I found my running shoes, laced them up. I’d walk up the hill. By the time I got back, maybe the pregnancy would have run its course.

Next to my shoes was one of Brian’s, a black Converse sneaker. He’d just spent two weeks with me in California, meeting my family, laughing with my college friends. We’d driven up the coast together, along Highway 1, traveling from LA to Marin County, passing through Big Sur, the most beautiful place on the planet, where we’d pulled the car off the road onto a secluded apron of land above the ocean, just to kiss. We’d spent the whole two weeks in a bubble of our own invention.

I’d taken the fact that he left a sneaker behind as a good omen, his tangible wish to still be here. I picked it up on my way out. I puffed up the hill toward the fire trails, assimilating the news, clutching his sneaker. At the top of the hill was a long narrow ridge lined by giant eucalyptus trees, with an animate presence. Two sentinel rows of stolid, immovable elders who had offered me sanctuary since I was ten. The trees had delicate scythe-shaped leaves and trunks with silvery outer layers that peeled away from a pink undercoat. As a kid, I liked to rub my check against the silky inner bark, or crush the leaves in my palm; the smell cleared my head, straightened my gait. Not now.

What on God’s green earth was I going to do? Or we. Since it takes two people to set a baby in motion, it seemed fair that those same two should have a say in whether or not the baby comes to fruition. But I didn’t have that capacity for democracy. I’d told Brian all along: if I get pregnant, I will have the baby. I was willing to stand in the rain with a dripping placard for the right of women to choose (though I’d never done anything remotely so noble), but I didn’t experience it as a choice.
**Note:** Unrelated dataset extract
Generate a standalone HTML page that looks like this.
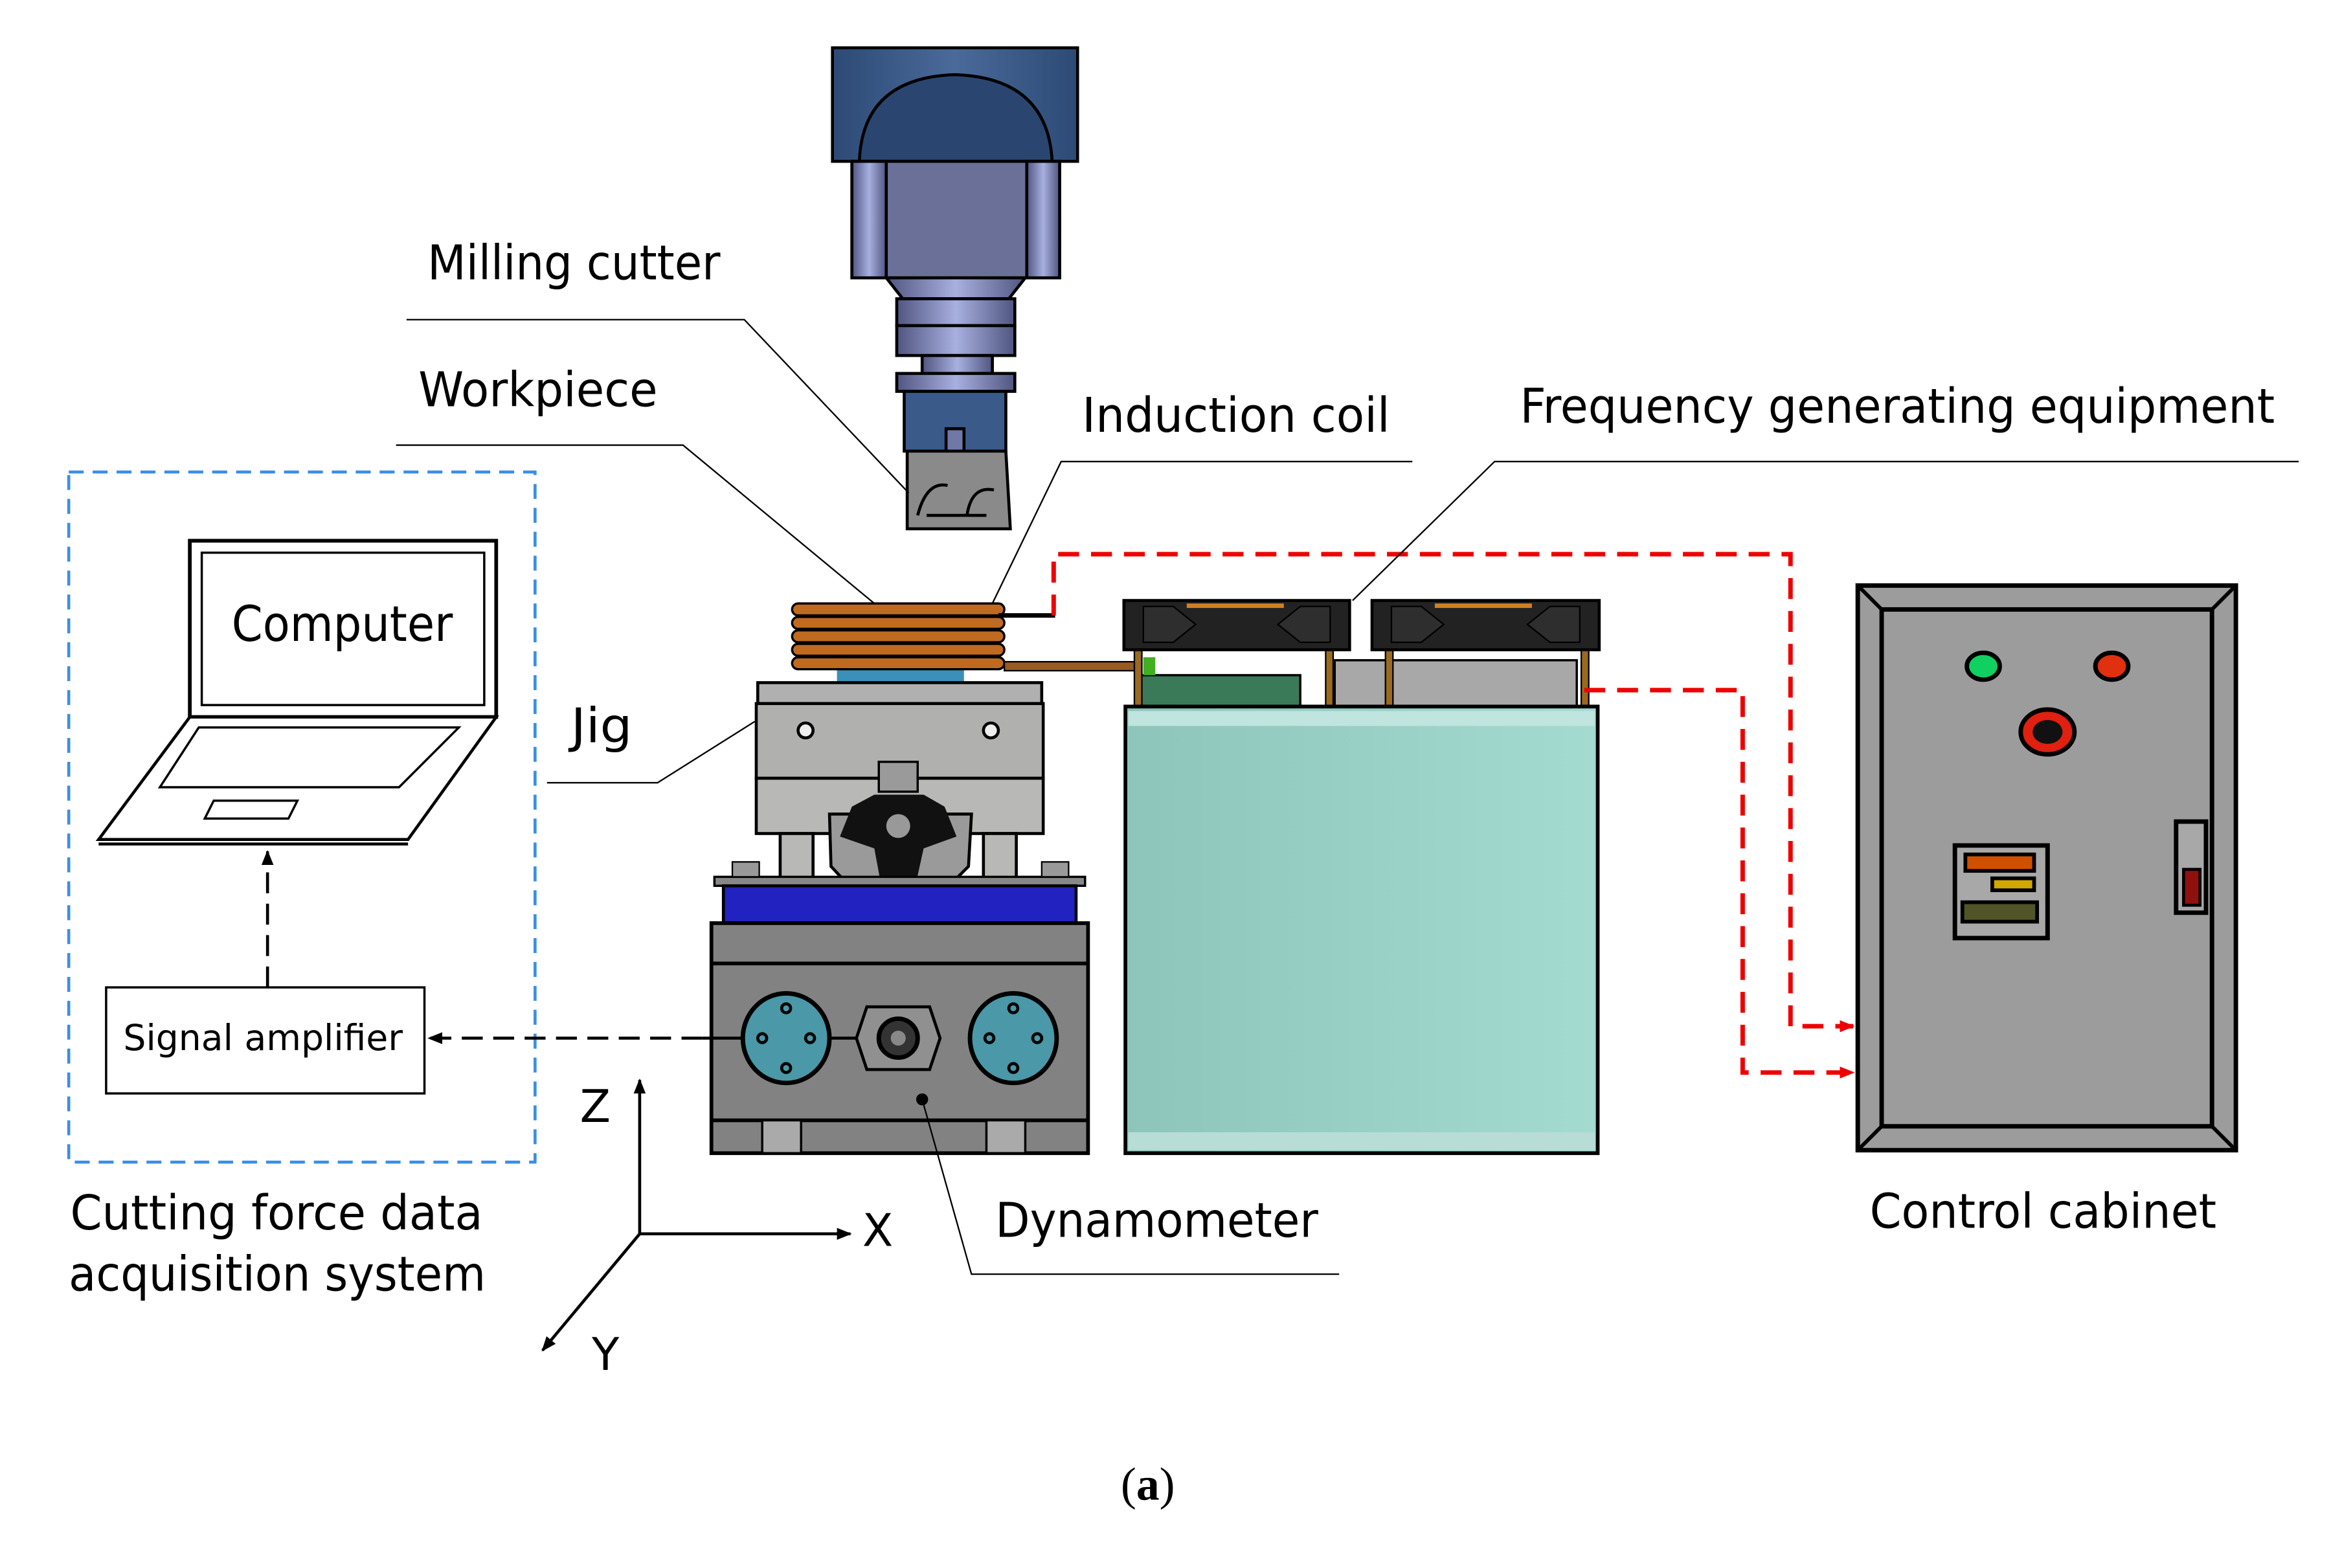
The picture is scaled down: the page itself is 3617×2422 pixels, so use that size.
<!DOCTYPE html>
<html><head><meta charset="utf-8">
<style>html,body{margin:0;padding:0;background:#fff;}svg{display:block;}</style>
</head><body>
<svg width="3617" height="2422" viewBox="0 0 1567 1049.7" preserveAspectRatio="none" xmlns="http://www.w3.org/2000/svg" font-family="'DejaVu Sans','Liberation Sans',sans-serif">
<defs>
<linearGradient id="sp" x1="0" x2="1"><stop offset="0" stop-color="#2d4a75"/><stop offset="0.5" stop-color="#4a6a9a"/><stop offset="1" stop-color="#2d4a75"/></linearGradient>
<linearGradient id="rg" x1="0" x2="1"><stop offset="0" stop-color="#505580"/><stop offset="0.5" stop-color="#a8b0e0"/><stop offset="1" stop-color="#505580"/></linearGradient>
<linearGradient id="tl" x1="0" x2="1"><stop offset="0" stop-color="#8dc5bb"/><stop offset="1" stop-color="#a4dbd1"/></linearGradient>
<marker id="ab" markerWidth="10" markerHeight="8" refX="9" refY="4" orient="auto" markerUnits="userSpaceOnUse"><path d="M0,0 L10,4 L0,8 Z" fill="#000"/></marker>
<marker id="ar" markerWidth="10" markerHeight="8" refX="9" refY="4" orient="auto" markerUnits="userSpaceOnUse"><path d="M0,0 L10,4 L0,8 Z" fill="#e00"/></marker>
</defs>

<rect x="557" y="32" width="164" height="76" fill="url(#sp)" stroke="#000" stroke-width="2"/>
<path d="M575,108 Q577,52 639,50 Q701,52 704,108 Z" fill="#2a4670" stroke="#000" stroke-width="2"/>
<rect x="570" y="108" width="139" height="78" fill="#6b7098" stroke="#000" stroke-width="2"/>
<rect x="570" y="108" width="23" height="78" fill="url(#rg)" stroke="#000" stroke-width="2"/>
<rect x="687" y="108" width="22" height="78" fill="url(#rg)" stroke="#000" stroke-width="2"/>
<path d="M593,186 L686,186 L675,200 L604,200 Z" fill="url(#rg)" stroke="#000" stroke-width="2"/>
<rect x="600" y="200" width="79" height="18" fill="url(#rg)" stroke="#000" stroke-width="2"/>
<rect x="600" y="218" width="79" height="20" fill="url(#rg)" stroke="#000" stroke-width="2"/>
<rect x="617" y="238" width="47" height="12" fill="url(#rg)" stroke="#000" stroke-width="2"/>
<rect x="600" y="250" width="79" height="12" fill="url(#rg)" stroke="#000" stroke-width="2"/>
<rect x="605" y="262" width="68" height="40" fill="#3a5a8a" stroke="#000" stroke-width="2"/>
<rect x="633" y="287" width="12" height="22" fill="#7078a8" stroke="#000" stroke-width="2"/>
<path d="M607,302 L673,302 L676,354 L607,354 Z" fill="#8a8a8a" stroke="#000" stroke-width="2"/>
<path d="M614,345 Q620,322 634,325 M647,345 Q650,325 665,328 M620,345 L660,345" stroke="#000" stroke-width="2" fill="none"/>

<rect x="560" y="448" width="85" height="9" fill="#3a90b8"/>
<g stroke="#000" stroke-width="1.5" fill="#c06a20">
<rect x="530" y="404" width="142" height="8" rx="4"/>
<rect x="530" y="413" width="142" height="8" rx="4"/>
<rect x="530" y="422" width="142" height="8" rx="4"/>
<rect x="530" y="431" width="142" height="8" rx="4"/>
<rect x="530" y="440" width="142" height="8" rx="4"/>
</g>
<line x1="668" y1="412" x2="706" y2="412" stroke="#000" stroke-width="3"/>
<rect x="672" y="443" width="88" height="6" fill="#9a5a20" stroke="#000" stroke-width="1"/>

<rect x="507" y="457" width="190" height="14" fill="#b0b0b0" stroke="#000" stroke-width="2"/>
<rect x="506" y="471" width="192" height="50" fill="#b0b0ae" stroke="#000" stroke-width="2"/>
<circle cx="539" cy="489" r="5" fill="#eee" stroke="#000" stroke-width="2"/>
<circle cx="663" cy="489" r="5" fill="#eee" stroke="#000" stroke-width="2"/>
<rect x="506" y="521" width="192" height="37" fill="#b8b8b6" stroke="#000" stroke-width="2"/>
<rect x="522" y="558" width="22" height="35" fill="#b8b8b6" stroke="#000" stroke-width="2"/>
<rect x="658" y="558" width="22" height="35" fill="#b8b8b6" stroke="#000" stroke-width="2"/>
<path d="M555,545 L650,545 L648,580 L633,595 L570,595 L556,580 Z" fill="#9a9a9a" stroke="#000" stroke-width="2"/>
<path d="M570,540 L585,532 L618,532 L632,540 L640,560 L618,568 L612,595 L590,595 L585,568 L562,560 Z" fill="#111"/>
<circle cx="601" cy="553" r="8" fill="#999"/>
<rect x="588" y="510" width="26" height="20" fill="#9a9a9a" stroke="#000" stroke-width="1.5"/>

<rect x="478" y="587" width="248" height="6" fill="#888" stroke="#000" stroke-width="1.5"/>
<rect x="490" y="577" width="18" height="10" fill="#999" stroke="#000" stroke-width="1"/>
<rect x="697" y="577" width="18" height="10" fill="#999" stroke="#000" stroke-width="1"/>
<rect x="484" y="593" width="236" height="25" fill="#2222c0" stroke="#000" stroke-width="2"/>
<rect x="476" y="618" width="252" height="154" fill="#828282" stroke="#000" stroke-width="2.5"/>
<line x1="476" y1="645" x2="728" y2="645" stroke="#000" stroke-width="2.5"/>
<line x1="476" y1="750" x2="728" y2="750" stroke="#000" stroke-width="2.5"/>
<rect x="510" y="750" width="26" height="22" fill="#aaa" stroke="#000" stroke-width="1.5"/>
<rect x="660" y="750" width="26" height="22" fill="#aaa" stroke="#000" stroke-width="1.5"/>
<line x1="470" y1="695" x2="580" y2="695" stroke="#000" stroke-width="2"/>
<ellipse cx="526" cy="695" rx="29" ry="30" fill="#4a98a8" stroke="#000" stroke-width="3"/>
<ellipse cx="678" cy="695" rx="29" ry="30" fill="#4a98a8" stroke="#000" stroke-width="3"/>
<g fill="none" stroke="#000" stroke-width="2">
<circle cx="526" cy="675" r="3"/><circle cx="526" cy="715" r="3"/><circle cx="510" cy="695" r="3"/><circle cx="542" cy="695" r="3"/>
<circle cx="678" cy="675" r="3"/><circle cx="678" cy="715" r="3"/><circle cx="662" cy="695" r="3"/><circle cx="694" cy="695" r="3"/>
</g>
<path d="M580,674 L622,674 L629,695 L622,716 L580,716 L573,695 Z" fill="#909090" stroke="#000" stroke-width="2"/>
<circle cx="601" cy="695" r="13" fill="#333" stroke="#000" stroke-width="3"/>
<circle cx="601" cy="695" r="5" fill="#888"/>
<circle cx="617" cy="736" r="4" fill="#000"/>

<rect x="760" y="452" width="110" height="22" fill="#3a7a58" stroke="#000" stroke-width="1.5"/>
<rect x="765" y="440" width="8" height="12" fill="#40b020"/>
<rect x="893" y="442" width="162" height="32" fill="#a8a8a8" stroke="#000" stroke-width="1.5"/>
<g fill="#9a6a20" stroke="#000" stroke-width="1">
<rect x="759" y="435" width="5" height="38"/><rect x="887" y="435" width="5" height="38"/>
<rect x="927" y="435" width="5" height="38"/><rect x="1058" y="435" width="5" height="38"/>
</g>
<g stroke="#000" stroke-width="2">
<rect x="752" y="402" width="151" height="33" fill="#222"/>
<rect x="918" y="402" width="152" height="33" fill="#222"/>
</g>
<rect x="794" y="404" width="65" height="3" fill="#d08020"/>
<rect x="960" y="404" width="65" height="3" fill="#d08020"/>
<path d="M765,406 L785,406 L800,418 L785,430 L765,430 Z M890,406 L870,406 L855,418 L870,430 L890,430 Z M931,406 L951,406 L966,418 L951,430 L931,430 Z M1057,406 L1037,406 L1022,418 L1037,430 L1057,430 Z" fill="#2e2e2e" stroke="#000"/>
<rect x="753" y="473" width="316" height="299" fill="url(#tl)" stroke="#000" stroke-width="2.5"/>
<rect x="755" y="476" width="312" height="10" fill="#c0e4de"/>
<rect x="755" y="758" width="312" height="12" fill="#b8ddd6"/>

<rect x="1243" y="392" width="253" height="378" fill="#9c9c9c" stroke="#000" stroke-width="3"/>
<rect x="1259" y="408" width="221" height="346" fill="#9c9c9c" stroke="#000" stroke-width="3"/>
<g stroke="#000" stroke-width="2.5">
<line x1="1243" y1="392" x2="1259" y2="408"/><line x1="1496" y1="392" x2="1480" y2="408"/>
<line x1="1243" y1="770" x2="1259" y2="754"/><line x1="1496" y1="770" x2="1480" y2="754"/>
</g>
<ellipse cx="1327" cy="446" rx="11" ry="9" fill="#10d060" stroke="#000" stroke-width="3"/>
<ellipse cx="1413" cy="446" rx="11" ry="9" fill="#e03010" stroke="#000" stroke-width="3"/>
<ellipse cx="1370" cy="490" rx="18" ry="15" fill="#e02010" stroke="#000" stroke-width="3"/>
<ellipse cx="1370" cy="490" rx="10" ry="8" fill="#111"/>
<rect x="1308" y="566" width="62" height="62" fill="#a8a8a8" stroke="#000" stroke-width="3"/>
<rect x="1315" y="572" width="46" height="11" fill="#d05000" stroke="#000" stroke-width="2.5"/>
<rect x="1333" y="588" width="28" height="8" fill="#d0a800" stroke="#000" stroke-width="2.5"/>
<rect x="1313" y="604" width="50" height="13" fill="#505428" stroke="#000" stroke-width="2.5"/>
<rect x="1456" y="550" width="20" height="61" fill="#a8a8a8" stroke="#000" stroke-width="3"/>
<rect x="1461" y="582" width="11" height="24" fill="#901010" stroke="#000" stroke-width="2"/>

<g stroke="#e00" stroke-width="3" fill="none" stroke-dasharray="14,8">
<path d="M705,412 L705,371 L1198,371 L1198,687 L1240,687" marker-end="url(#ar)"/>
<path d="M1060,462 L1166,462 L1166,718 L1240,718" marker-end="url(#ar)"/>
</g>

<rect x="46" y="316" width="312" height="462" fill="none" stroke="#3a8ee8" stroke-width="2" stroke-dasharray="10,6"/>
<rect x="127" y="362" width="205" height="118" fill="#fff" stroke="#000" stroke-width="2.5"/>
<rect x="135" y="370" width="189" height="102" fill="#fff" stroke="#000" stroke-width="1.5"/>
<text x="229" y="429" font-size="33" text-anchor="middle" textLength="148" lengthAdjust="spacingAndGlyphs">Computer</text>
<path d="M127,480 L332,480 L273,562 L66,562 Z" fill="#fff" stroke="#000" stroke-width="2"/>
<line x1="66" y1="565" x2="273" y2="565" stroke="#000" stroke-width="2"/>
<path d="M133,487 L307,487 L267,527 L107,527 Z" fill="none" stroke="#000" stroke-width="1.5"/>
<path d="M143,536 L199,536 L193,548 L137,548 Z" fill="none" stroke="#000" stroke-width="1.5"/>
<rect x="71" y="661" width="213" height="71" fill="#fff" stroke="#000" stroke-width="1.5"/>
<text x="176" y="703" font-size="24" text-anchor="middle" textLength="187" lengthAdjust="spacingAndGlyphs">Signal amplifier</text>
<line x1="179" y1="661" x2="179" y2="570" stroke="#000" stroke-width="2" stroke-dasharray="14,7" marker-end="url(#ab)"/>
<line x1="470" y1="695" x2="287" y2="695" stroke="#000" stroke-width="2" stroke-dasharray="14,7" marker-end="url(#ab)"/>

<g stroke="#000" stroke-width="2" fill="none">
<line x1="428" y1="826" x2="428" y2="723" marker-end="url(#ab)"/>
<line x1="428" y1="826" x2="569" y2="826" marker-end="url(#ab)"/>
<line x1="428" y1="826" x2="363" y2="904" marker-end="url(#ab)"/>
</g>
<text x="388" y="751" font-size="30">Z</text>
<text x="577" y="834" font-size="30">X</text>
<text x="396" y="917" font-size="30">Y</text>

<g stroke="#000" stroke-width="1" fill="none">
<path d="M272,214 L498,214 L608,330"/>
<path d="M265,298 L457,298 L585,404"/>
<path d="M664,404 L710,309 L945,309"/>
<path d="M905,402 L1000,309 L1538,309"/>
<path d="M366,524 L440,524 L505,483"/>
<path d="M617,736 L650,853 L896,853"/>
</g>

<g font-size="32" fill="#000">
<text x="286" y="187" textLength="196" lengthAdjust="spacingAndGlyphs">Milling cutter</text>
<text x="280" y="272" textLength="160" lengthAdjust="spacingAndGlyphs">Workpiece</text>
<text x="724" y="289" textLength="206" lengthAdjust="spacingAndGlyphs">Induction coil</text>
<text x="1017" y="283" textLength="505" lengthAdjust="spacingAndGlyphs">Frequency generating equipment</text>
<text x="382" y="497" textLength="41" lengthAdjust="spacingAndGlyphs">Jig</text>
<text x="666" y="828" textLength="216" lengthAdjust="spacingAndGlyphs">Dynamometer</text>
<text x="1251" y="822" textLength="232" lengthAdjust="spacingAndGlyphs">Control cabinet</text>
<text x="47" y="823" textLength="276" lengthAdjust="spacingAndGlyphs">Cutting force data</text>
<text x="46" y="864" textLength="279" lengthAdjust="spacingAndGlyphs">acquisition system</text>
</g>
<text x="768" y="1004" font-size="31" text-anchor="middle" font-family="'Liberation Serif',serif">(<tspan font-weight="bold">a</tspan>)</text>
</svg>
</body></html>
I wanted to be a mother and he was a man I loved. He might opt out, fairly or unfairly, I might hate him for that, fairly or unfairly, but the baby was a foregone conclusion.

As I walked home, the hills soaked up the dusk, turning blue-black. Then, slowly, they lit up, house by house, like a night sky. Each pinprick of light was a family. Was I technically now a family too? I housed a cluster of cells, dividing at a breakneck pace. I was, at the very least, a party of two.

I walked home swinging Brian’s sneaker by its laces. A few feet shy of our driveway, I must have loosened my grip. Brian’s shoe flew up and away from me, in a high arc, and landed in a bramble of blackberry. I forced my arm into the dense thicket; inside the soil was moist and yielding under my fingertips as I traced methodical, concentric circles where the shoe should be. But I found only a velvety scattering of decayed berries and something spherical and slick, maybe a dog toy. I started to push in deeper, then stopped and drew my arm back. I was suddenly afraid of being bitten by a creature whose solitary home I’d invaded.

*

After what felt like hours, the blond doctor arrived back in the room, upbeat, followed by a nurse carrying my baby. She was awake. When I took her into my arms, her eyes moved slowly from my face, to the nurse’s face, back to mine. “Good news,” the doctor said. “She’s out of immediate danger. We’ve avoided the exchange transfusion for now. However, we may still need to transfuse her with red cells. We’re admitting you.”

Which part of this was the good news?